* _The exercise_
Return the material exactly as supplied, apart from the pictures, which are omitted.

* _Stored data_
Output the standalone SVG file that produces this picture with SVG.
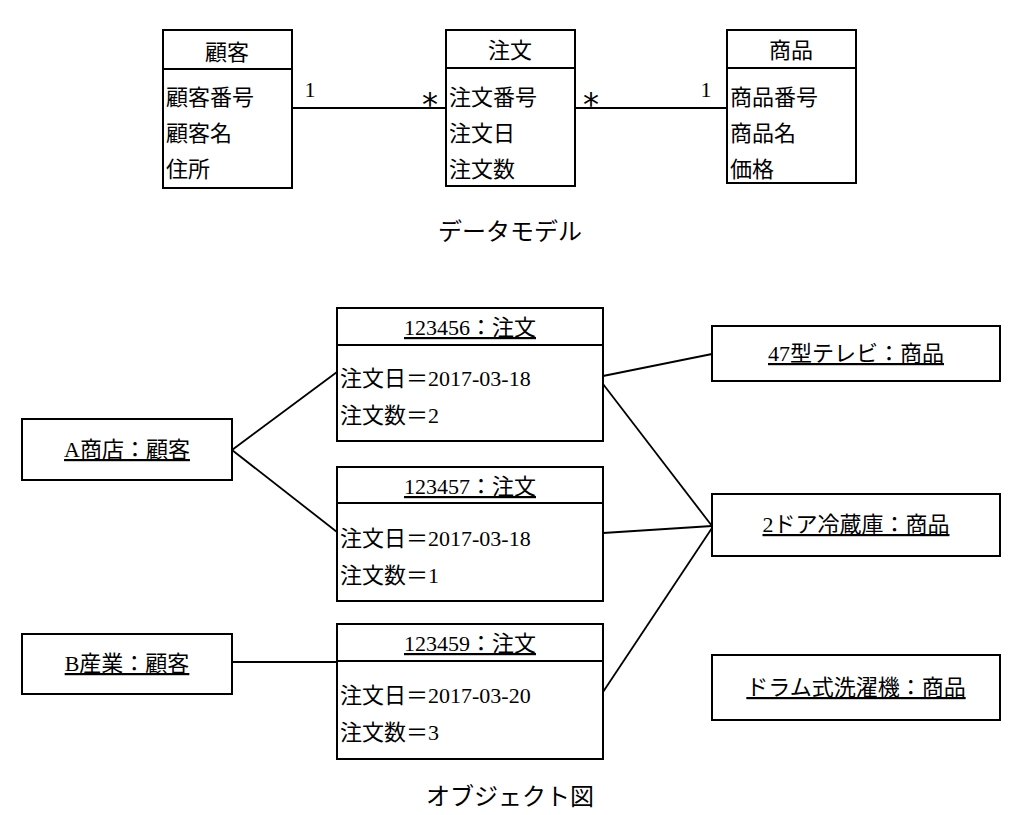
<svg xmlns="http://www.w3.org/2000/svg" width="1015" height="815" viewBox="0 0 1015 815">
<style>
rect{fill:#fff;stroke:#000;stroke-width:2}
line,.c line{stroke:#000;stroke-width:1.8}
text{font-family:"Liberation Serif","Noto Sans CJK JP",serif;font-size:22px;fill:#000}
.m{text-anchor:middle}
.u{text-decoration:underline}
.s{font-size:32px;font-family:"DejaVu Sans",sans-serif}
</style>
<rect width="1015" height="815" style="fill:#fff;stroke:none"/>
<g id="connectors" class="c">
<line x1="292" y1="108" x2="446" y2="108"/>
<line x1="575" y1="108" x2="727" y2="108"/>
<line x1="232" y1="450" x2="337" y2="372"/>
<line x1="232" y1="450" x2="337" y2="532"/>
<line x1="232" y1="662" x2="337" y2="662"/>
<line x1="603" y1="376" x2="712" y2="354"/>
<line x1="603" y1="384" x2="712" y2="526"/>
<line x1="603" y1="533" x2="712" y2="526"/>
<line x1="603" y1="692" x2="712" y2="528"/>
</g>
<g id="labels">
<text x="310" y="97" class="m">1</text>
<text x="430" y="115" class="m s">*</text>
<text x="591" y="115" class="m s">*</text>
<text x="706" y="97" class="m">1</text>
<text x="510" y="240" class="m" style="font-size:24px">データモデル</text>
<text x="510" y="805" class="m" style="font-size:24px">オブジェクト図</text>
</g>
<g id="kokyaku"><rect x="163" y="30" width="129" height="158"/><line x1="163" y1="69" x2="292" y2="69"/>
<text x="227" y="60" class="m">顧客</text><text x="166" y="105">顧客番号</text><text x="166" y="141">顧客名</text><text x="166" y="177">住所</text></g>
<g id="chumon"><rect x="446" y="30" width="129" height="156"/><line x1="446" y1="68" x2="575" y2="68"/>
<text x="510" y="58" class="m">注文</text><text x="449" y="105">注文番号</text><text x="449" y="141">注文日</text><text x="449" y="177">注文数</text></g>
<g id="shohin"><rect x="727" y="30" width="129" height="153"/><line x1="727" y1="68" x2="856" y2="68"/>
<text x="791" y="58" class="m">商品</text><text x="730" y="105">商品番号</text><text x="730" y="141">商品名</text><text x="730" y="177">価格</text></g>
<g id="o123456"><rect x="337" y="308" width="266" height="133"/><line x1="337" y1="345" x2="603" y2="345"/>
<text x="470" y="335" class="m u">123456：注文</text><text x="340" y="386">注文日＝2017-03-18</text><text x="340" y="423">注文数＝2</text></g>
<g id="o123457"><rect x="337" y="467" width="266" height="134"/><line x1="337" y1="503" x2="603" y2="503"/>
<text x="470" y="494" class="m u">123457：注文</text><text x="340" y="546">注文日＝2017-03-18</text><text x="340" y="583">注文数＝1</text></g>
<g id="o123459"><rect x="337" y="624" width="266" height="135"/><line x1="337" y1="661" x2="603" y2="661"/>
<text x="470" y="651" class="m u">123459：注文</text><text x="340" y="703">注文日＝2017-03-20</text><text x="340" y="740">注文数＝3</text></g>
<g id="a"><rect x="22" y="419" width="210" height="61"/><text x="127" y="457" class="m u">A商店：顧客</text></g>
<g id="b"><rect x="22" y="634" width="210" height="60"/><text x="127" y="671" class="m u">B産業：顧客</text></g>
<g id="tv"><rect x="712" y="326" width="288" height="55"/><text x="856" y="361" class="m u">47型テレビ：商品</text></g>
<g id="fridge"><rect x="712" y="494" width="288" height="62"/><text x="856" y="532" class="m u">2ドア冷蔵庫：商品</text></g>
<g id="washer"><rect x="712" y="655" width="288" height="65"/><text x="856" y="695" class="m u">ドラム式洗濯機：商品</text></g>
</svg>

* _Exercise solution_
Output the standalone SVG file that produces this picture with SVG.
<svg xmlns="http://www.w3.org/2000/svg" width="1015" height="815" viewBox="0 0 1015 815">
<style>
rect{fill:#fff;stroke:#000;stroke-width:2}
line,.c line{stroke:#000;stroke-width:1.8}
text{font-family:"Liberation Serif","Noto Sans CJK JP",serif;font-size:22px;fill:#000}
.m{text-anchor:middle}
.u{text-decoration:underline}
.s{font-size:32px;font-family:"DejaVu Sans",sans-serif}
</style>
<rect width="1015" height="815" style="fill:#fff;stroke:none"/>
<g id="connectors" class="c">
<line x1="292" y1="108" x2="446" y2="108"/>
<line x1="575" y1="108" x2="727" y2="108"/>
<line x1="232" y1="450" x2="337" y2="372"/>
<line x1="232" y1="450" x2="337" y2="532"/>
<line x1="232" y1="662" x2="337" y2="662"/>
<line x1="603" y1="376" x2="712" y2="354"/>
<line x1="603" y1="384" x2="712" y2="526"/>
<line x1="603" y1="533" x2="712" y2="526"/>
<line x1="603" y1="692" x2="712" y2="528"/>
</g>
<g id="labels">
<text x="310" y="97" class="m">1</text>
<text x="430" y="115" class="m s">*</text>
<text x="591" y="115" class="m s">*</text>
<text x="706" y="97" class="m">1</text>
<text x="510" y="240" class="m" style="font-size:24px">データモデル</text>
<text x="510" y="805" class="m" style="font-size:24px">オブジェクト図</text>
</g>
<g id="kokyaku"><rect x="163" y="30" width="129" height="158"/><line x1="163" y1="69" x2="292" y2="69"/>
<text x="227" y="60" class="m">顧客</text><text x="166" y="105">顧客番号</text><text x="166" y="141">顧客名</text><text x="166" y="177">住所</text></g>
<g id="chumon"><rect x="446" y="30" width="129" height="156"/><line x1="446" y1="68" x2="575" y2="68"/>
<text x="510" y="58" class="m">注文</text><text x="449" y="105">注文番号</text><text x="449" y="141">注文日</text><text x="449" y="177">注文数</text></g>
<g id="shohin"><rect x="727" y="30" width="129" height="153"/><line x1="727" y1="68" x2="856" y2="68"/>
<text x="791" y="58" class="m">商品</text><text x="730" y="105">商品番号</text><text x="730" y="141">商品名</text><text x="730" y="177">価格</text></g>
<g id="o123456"><rect x="337" y="308" width="266" height="133"/><line x1="337" y1="345" x2="603" y2="345"/>
<text x="470" y="335" class="m u">123456：注文</text><text x="340" y="386">注文日＝2017-03-18</text><text x="340" y="423">注文数＝2</text></g>
<g id="o123457"><rect x="337" y="467" width="266" height="134"/><line x1="337" y1="503" x2="603" y2="503"/>
<text x="470" y="494" class="m u">123457：注文</text><text x="340" y="546">注文日＝2017-03-18</text><text x="340" y="583">注文数＝1</text></g>
<g id="o123459"><rect x="337" y="624" width="266" height="135"/><line x1="337" y1="661" x2="603" y2="661"/>
<text x="470" y="651" class="m u">123459：注文</text><text x="340" y="703">注文日＝2017-03-20</text><text x="340" y="740">注文数＝3</text></g>
<g id="a"><rect x="22" y="419" width="210" height="61"/><text x="127" y="457" class="m u">A商店：顧客</text></g>
<g id="b"><rect x="22" y="634" width="210" height="60"/><text x="127" y="671" class="m u">B産業：顧客</text></g>
<g id="tv"><rect x="712" y="326" width="288" height="55"/><text x="856" y="361" class="m u">47型テレビ：商品</text></g>
<g id="fridge"><rect x="712" y="494" width="288" height="62"/><text x="856" y="532" class="m u">2ドア冷蔵庫：商品</text></g>
<g id="washer"><rect x="712" y="655" width="288" height="65"/><text x="856" y="695" class="m u">ドラム式洗濯機：商品</text></g>
</svg>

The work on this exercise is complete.